Home / Opinion / Views /  Sebi's regulation of mutual funds welcome but with caveats

Sebi’s proposal to bring mutual funds under its Prohibition of Insider Trading Regulations 2015 is a welcome move. However, some classes of individuals associated with mutual funds, whose possession of price-sensitive unpublished information is hypothetical and not definitive, could be made to disclose their trades, rather than proscribed from trading.

It is in the interest of investors and of actively managed mutual funds themselves to bring mutual fund units within the ambit of the securities covered by the PIT regulations. Therefore, there is no reason to consider Sebi’s move just as a reaction to the Franklin Templeton episode, in which senior functionaries had sold their holdings prior to the Fund House’s decision to wind up six debt schemes in April 2020.

Passively managed index funds have predictable transactions, whereas transactions of actively managed funds depend on the expertise of the fund managers, which would differ from case to case. If investors have to stay with this latter group of funds, it would help them to be reassured that their funds are being managed with integrity and that fund managers or their associates would not leave them holding the short end of the stick when things go wrong.

Insider trading is easy to understand as a concept but difficult to pin down as an empirical fact. Nowhere in the world is the number of insider trading offences that are prosecuted successfully particularly high. But having norms against insider trading has the merit of the likelihood of prosecution hanging like the Sword of Damocles over the heads of would-be insider traders, however eminent, hirsute or bereft those pates might be. The US Securities and Exchange Commission (SEC) has nailed the likes of former head of McKinsey Rajat Gupta and celebrity chef and author Martha Stewart for insider trading, precisely because such norms exist and permit law enforcers to follow through on enforcement of those norms.

It would, therefore, be useful to have explicit insider trading norms that extend to mutual funds, their schemes and units as well. The proposed changes to the definition of trade to include “subscribing, redeeming, switching, buying, selling, dealing, or agreeing to subscribe, redeem, switch, buy, sell, deal, in any securities" is most welcome.

‘Any securities' can be too sweeping, and bring into the ambit of proscription the securities wholly unrelated to the insider information in question. However, there would be sense in not restricting prohibited trade to securities about which an insider has non-public information. In a recent case in the US, the SEC brought a charge of insider trading against an individual who, on learning about the as-yet unannounced takeover of the company he worked for, bought shares of another company that immediately became the next likely takeover target. The case has not been settled, but regulation must address what is termed "shadow trading".

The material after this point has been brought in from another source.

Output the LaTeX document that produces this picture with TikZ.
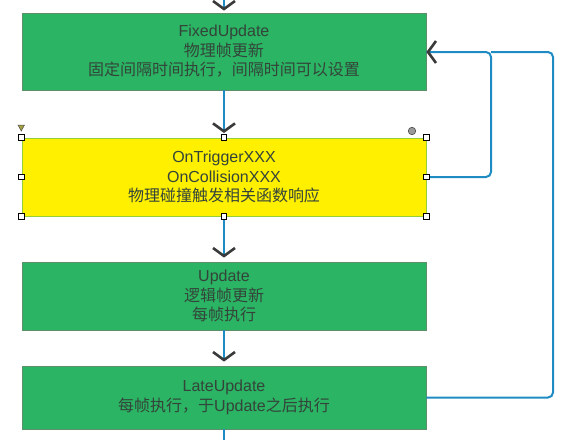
\documentclass[tikz,border=0pt]{standalone}
\usepackage{fontspec}
\setmainfont{Liberation Sans}
\newfontfamily\cjk{Noto Sans CJK SC}
\usetikzlibrary{arrows.meta}

\definecolor{stepgreen}{HTML}{2AB463}
\definecolor{stepborder}{HTML}{5E8F6C}
\definecolor{hityellow}{HTML}{FFF000}
\definecolor{hitborder}{HTML}{97CC3A}
\definecolor{flowblue}{HTML}{1E8BC3}
\definecolor{tipgray}{HTML}{3A3A3A}
\definecolor{textgray}{HTML}{34443A}

\begin{document}
\begin{tikzpicture}[
	x=1pt, y=-1pt,
	stepbox/.style = {draw=stepborder, line width=0.8pt, fill=stepgreen, text=textgray,
			  minimum width=404pt, inner sep=0pt, align=center,
			  font=\fontsize{16}{19.5}\selectfont},
	flow/.style = {draw=flowblue, line width=2pt},
	into/.style = {flow, -{Straight Barb[length=8pt, width=22pt, line width=2.6pt, color=tipgray]}},
	loop/.style = {flow, rounded corners=5pt},
	handle/.style = {draw=black, fill=white, line width=0.7pt, minimum size=5.5pt, inner sep=0pt},
]
	\useasboundingbox (0,0) rectangle (576,440);

	\node [stepbox, minimum height=77pt] (fixed) at (224,51.5)
		{FixedUpdate\\{\cjk 物理帧更新}\\{\cjk 固定间隔时间执行，间隔时间可以设置}};
	\node [stepbox, minimum height=78pt, draw=hitborder, line width=1pt, fill=hityellow] (trigger) at (224,177)
		{OnTriggerXXX\\OnCollisionXXX\\{\cjk 物理碰撞触发相关函数响应}};
	\node [stepbox, minimum height=68pt] (update) at (224,296)
		{Update\\{\cjk 逻辑帧更新}\\{\cjk 每帧执行}};
	\node [stepbox, minimum height=63pt] (late) at (224,397.5)
		{LateUpdate\\{\cjk 每帧执行，于}Update{\cjk 之后执行}};

	\coordinate (top) at (224,0);
	\coordinate (bottom) at (224,440);
	\coordinate (joint) at (491,52);
	\coordinate (outer) at (553,52);

	% main flow
	\draw [into, shorten >=2pt] (top) -- (fixed.north);
	\draw [into, shorten >=4.5pt] (fixed.south) -- (trigger.north);
	\draw [into, shorten >=4pt] (trigger.south) -- (update.north);
	\draw [into, shorten >=4pt] (update.south) -- (late.north);
	\draw [flow] (late.south) -- (bottom);

	% loops back to FixedUpdate
	\draw [loop] (late.east) -| (outer) -- (joint);
	\draw [loop] (trigger.east) -| (joint) -- (fixed.east |- joint);
	\draw [into] (joint) ++(-20,0) -- (fixed.east |- joint);

	% selection handles
	\foreach \anchor in {north west, north, north east, east, south east, south, south west, west}{%
		\node [handle] at (trigger.\anchor) {};
	}
	\node [circle, draw=black!70, fill=black!40, line width=0.6pt, minimum size=7.5pt, inner sep=0pt] (rotate) at (412,131) {};
	\draw [draw=black!70, fill=yellow!60!black, line width=0.5pt] (18,125) -- (24.5,125) -- (21.25,131) -- cycle;
\end{tikzpicture}
\end{document}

Where the Sebi proposal goes too far is in defining too many classes of people into the ambit of "connected persons". It is proposed to expand the definition of connected persons to embrace "any person who is or has during the two months prior to the concerned act been associated with the Mutual Fund, AMC and Trustees, directly or indirectly, in any capacity including by reason of frequent communication with its officers or by being in any contractual, fiduciary or employment relationship or by being a director, officer or an employee of the AMC and Trustee or holds any position including a professional or business relationship between himself and the MF/AMC/Trustees, whether temporary or permanent, that allows such person, directly or indirectly, access to unpublished price sensitive information or is reasonably expected to allow such access".

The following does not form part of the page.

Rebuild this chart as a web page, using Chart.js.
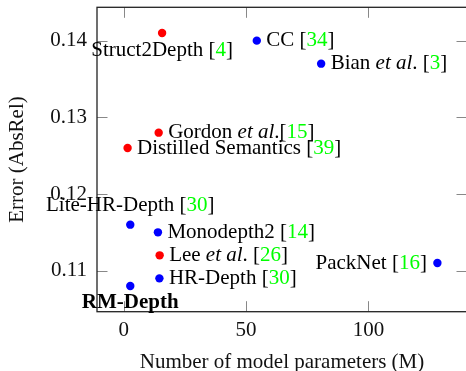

If this seems too dauntingly general, the consultation paper then makes specific categories, which could putatively include anyone who might have an indirect association with the mutual fund industry. This is arbitrary.

The solution is to make trade proscription applicable to those with direct fiduciary responsibility in a mutual fund and their close relatives, and bring the rest within the ambit of mandatory disclosure, not to any compliance officer but to the stock exchange and Sebi. If such disclosures are mandated, professional agencies, including rating agencies, would track the trades to figure out patterns that suggest a non-publicised material event in the offing. The law could penalize as insider trades all such trades that form a pattern suggesting prior access to material, price-sensitive information on the part of the traders.

To proscribe trading by anyone connected with a mutual fund in a professional capacity, on the hypothetical access they acquire to price-sensitive information before the investing public does, is to deny a whole class of professionals access to legitimate saving avenues. This would be unfair and counterproductive.

Regulation evolves, learning from mistakes. Learning by doing applies to regulation better than to most other activities. Sebi should go ahead and make PIT regulations applicable to the mutual fund industry, with the caveats outlined above, and make further changes, if required.